The Dividend Payout Ratio (DPR) measures the percentage of net income that a company pays out to its shareholders in the form of dividends. It indicates how well earnings support dividend payments.

2. How Does the Calculator Work?

The calculator uses the DPR formula:

\[ DPR = \frac{Total\ Dividends}{Net\ Profit} \]

Where:

Explanation: The ratio shows what portion of profits is being returned to shareholders versus being retained by the company.

3. Importance of DPR Calculation

Details: DPR helps investors assess a company's dividend sustainability, growth potential, and financial health. High ratios may indicate limited reinvestment or potential dividend risk.

4. Using the Calculator

Tips: Enter total dividends and net profit in USD. Both values must be positive, and net profit cannot be zero.

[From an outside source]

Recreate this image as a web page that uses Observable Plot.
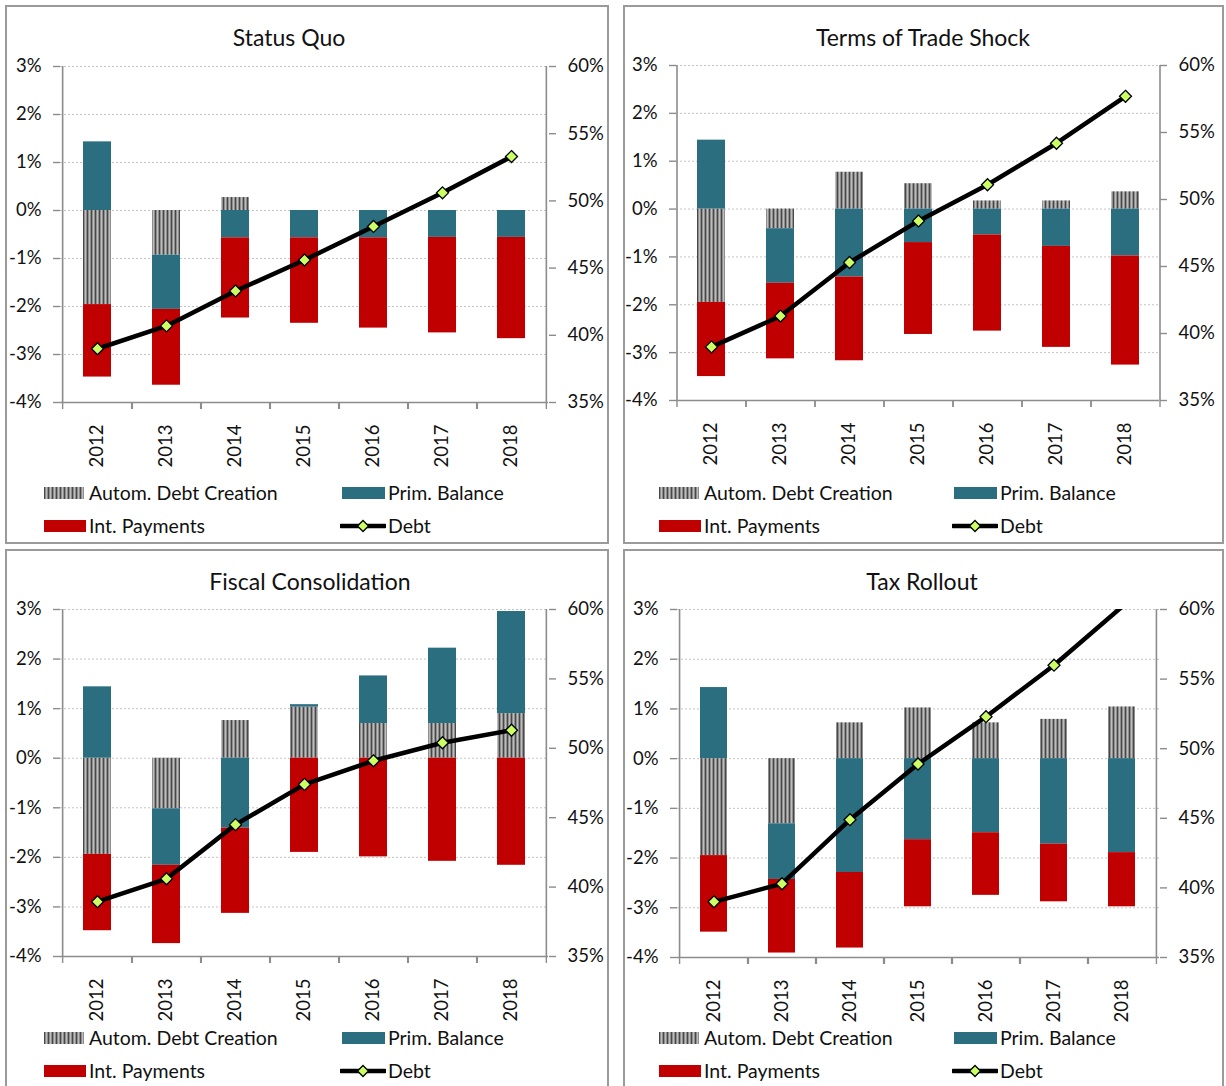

5. Frequently Asked Questions (FAQ)

Q1: What is a good dividend payout ratio?
A: Typically 30-50% is considered sustainable, but this varies by industry. Mature companies often have higher ratios than growth companies.

Q2: Can DPR exceed 100%?
A: Yes, but this means the company is paying out more than it earns, which may be unsustainable long-term.

Q3: How does DPR differ from dividend yield?
A: DPR measures dividends relative to earnings, while yield measures dividends relative to stock price.

Q4: Should investors prefer high or low DPR?
A: It depends on goals - high DPR provides more income now, while low DPR suggests more reinvestment for future growth.

Q5: How often should DPR be calculated?
A: Typically calculated quarterly with financial statements, but annual DPR gives a longer-term perspective.